Removing Duplicates while maintaining order in Prolog

Question

I am trying to create a predicate that removes duplicates from a list while maintaining its relative order. For example a list that is [1,2,2,3,4,5,5,2] should return [1,2,3,4,5]. However, my code is only able to remove consecutive duplicates and for instance, not the 2 at the end.

remove_duplicates([],[]).
remove_duplicates([H],[H]).
remove_duplicates([H,H|T],[H|List]) :- remove_duplicates(T,List).
remove_duplicates([H,X|T],[H|T1]):- X\=H, remove_duplicates([X|T],T1).

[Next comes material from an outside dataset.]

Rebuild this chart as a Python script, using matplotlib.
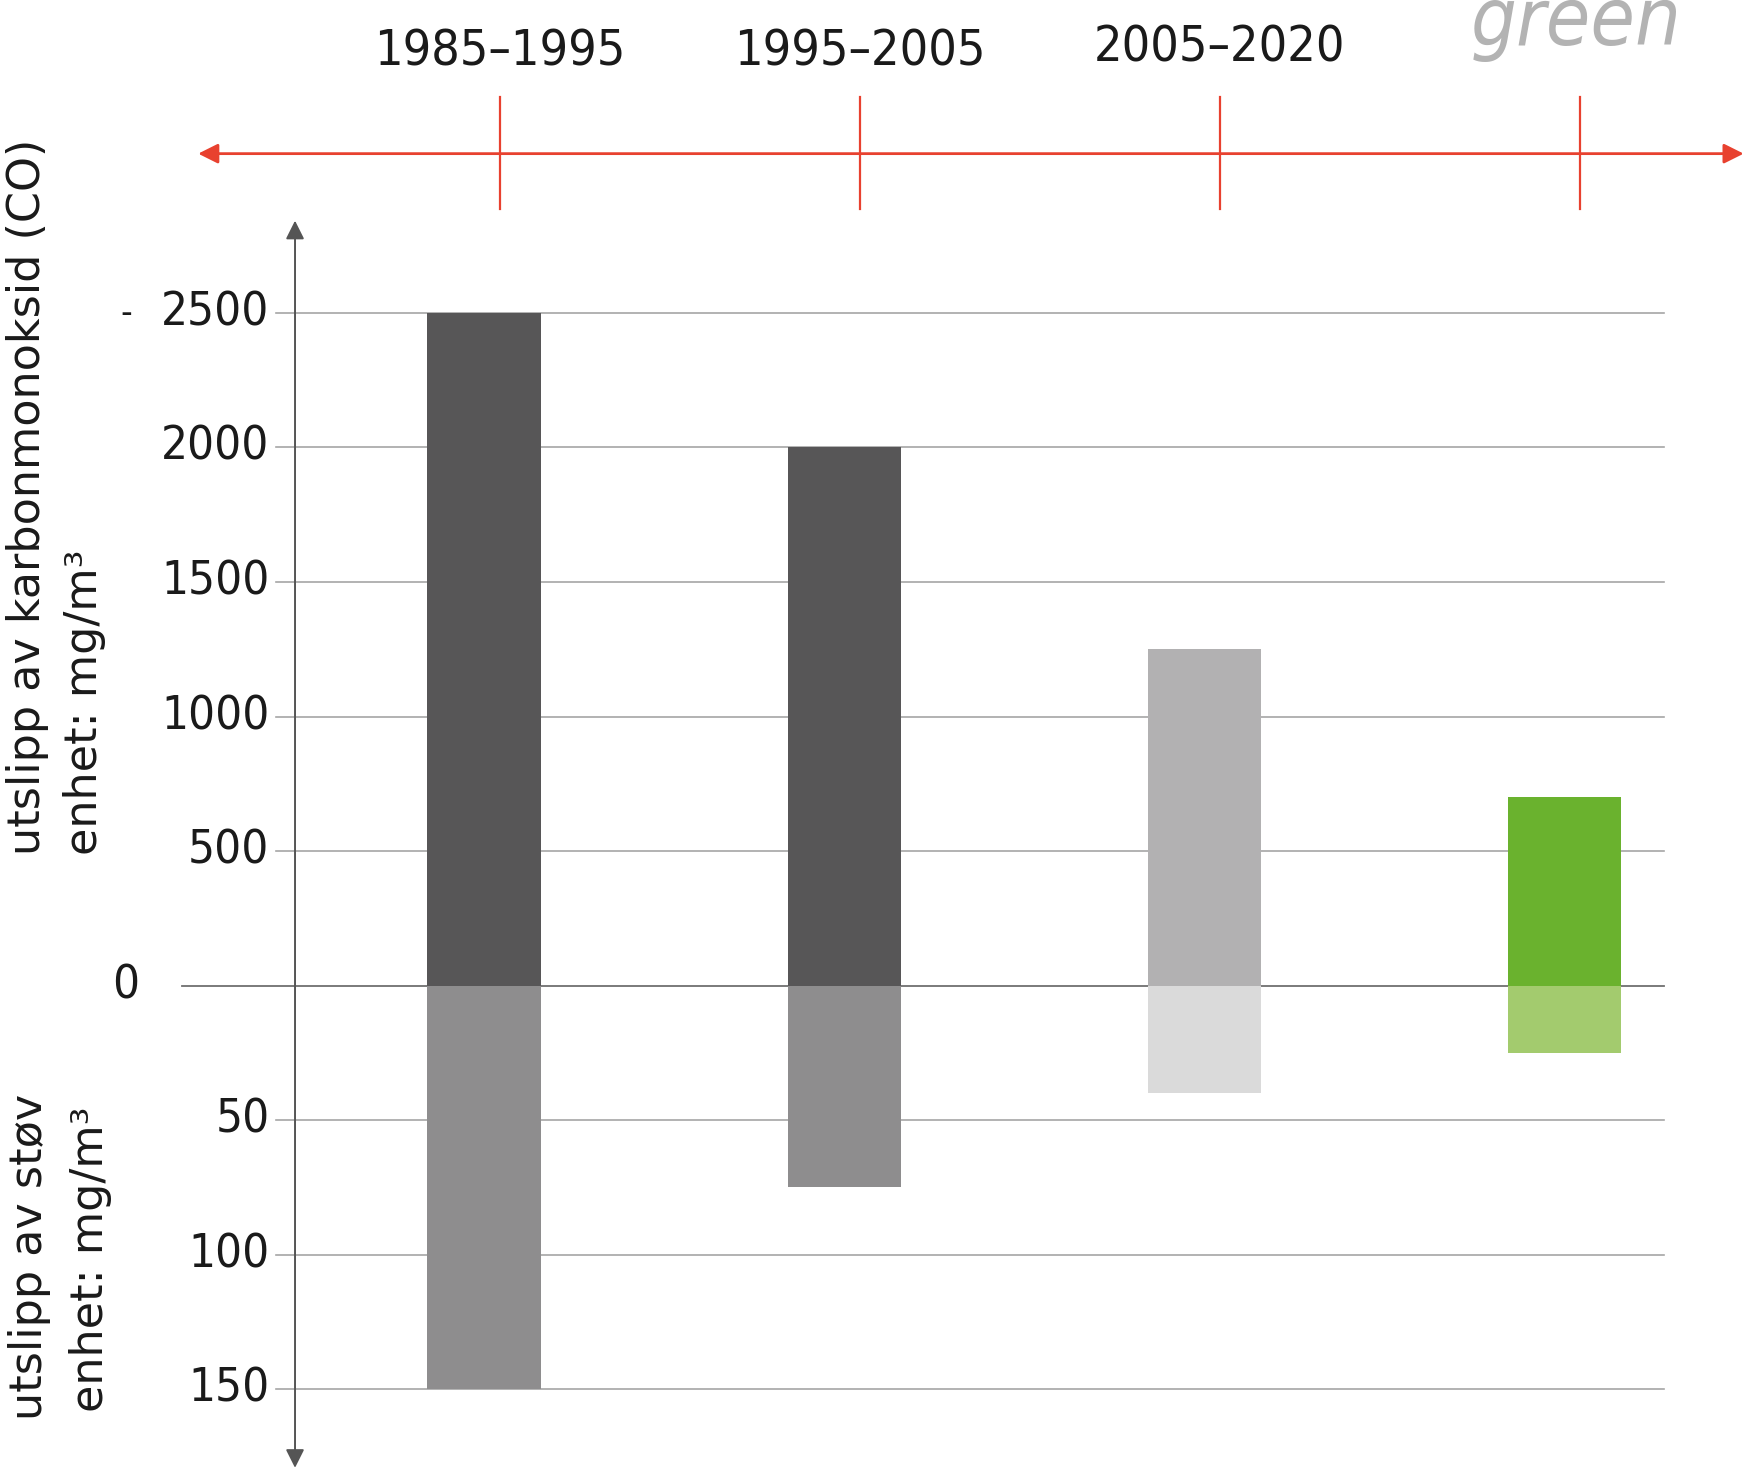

Another approach I was thinking of was to use member to see if the Tail contains the Head. However, the only way I can think of solving it that way is where I would remove the head, if head is a member of tail. This would however keep the last instance of the number only and break the relative order of the numbers in the list.

For instance:

[1,2,2,3,4,5,5,2] 
[1,3,4,5,2]

When I actually want

[1,2,3,4,5]

Answer 1

You can make use of an accumulator: an extra parameter, here a list that is initially empty and when new elements arise will grow. Each recursive call the list is passed (or an updated copy).

For example:

remove_duplicates(LA, LB) :-
    remove_duplicates(LA, LB, []).

remove_duplicates([], [], _).
remove_duplicates([H|T], R, Seen) :-
    (  member(H, Seen)
    -> (R = S, Seen1 = Seen)
    ;  (R = [H|S], Seen1 = [H|Seen])
    ),
    remove_duplicates(T, S, Seen1).

This then gives us:

?- remove_duplicates([1,2,2,3,4,5,5,2], L).
L = [1, 2, 3, 4, 5].

Of course you can make use of more effective datastructures than a list. I leave that as an exercise.